The National Renewable Energy Laboratory (NREL) puts that figure even higher, at 25 percent. In arid regions like the Middle East, energy output reductions due to soiling can reach 50 percent per year, creating multi-billion dollar revenue losses.

Soiling also creates higher operating costs with constant equipment monitoring, cleaning, and replacing damaged assets. A renewable-specific AI-powered asset management platform can ingest the available SCADA data while contextualizing current and future weather conditions, project capacity, power purchase agreements, and curtail protocols. The technology can help solar power operators quantify the economic value of lost production caused by panel soiling and identify ways to address the issue most efficiently by interpreting weather forecast data.

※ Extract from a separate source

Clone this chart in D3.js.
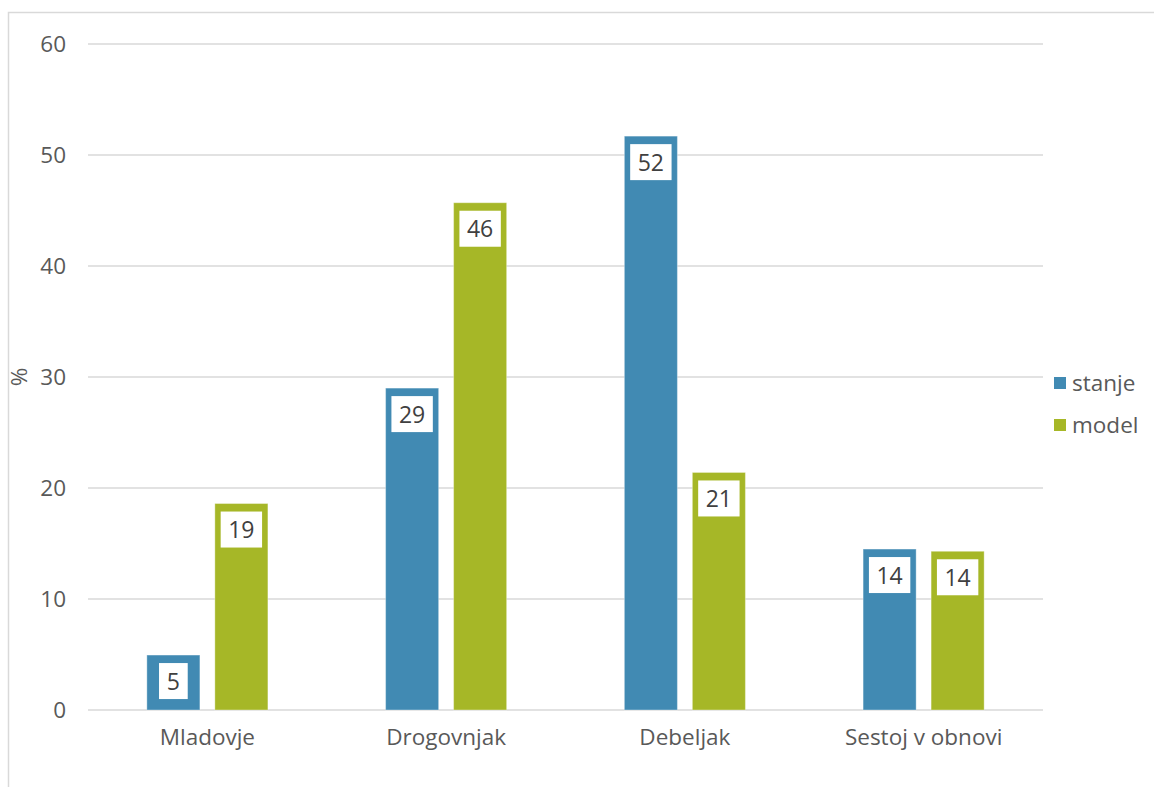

Operators can determine when a precipitation event of sufficient magnitude to clean the panels will occur. All the data sources are combined with the actual cost of cleaning the panels, and an optimization process provides the project operator with the ideal time to perform panel cleaning for maximum project profitability and eliminate the need for soiling stations.

Conclusion: Powering a Safer Future

Society’s expectations are finally beginning to influence the way companies operate. The impetus for corporations to switch to renewable energy for manufacturing, industry, and service is steeped by the aspiration of a future defined by clean energy. It diversifies energy sources to hedge against fluctuating fossil fuel prices and mitigates inclement weather service disruptions. It also positively touches the bottom line, reduces corporate greenhouse gas emissions, and strengthens stakeholder relationships and brand differentiation.

Renewable energy has experienced an exponential growth trajectory, making it the fastest-growing energy source globally. The industry is also realizing increased complexities of hybrid power generation sources, increasing pressure on profit margins, and shifting workforce demographics. In the face of these challenges, renewable energy must keep pace with the demand to facilitate the transition from fossil fuels while making the most of their capital and human investments.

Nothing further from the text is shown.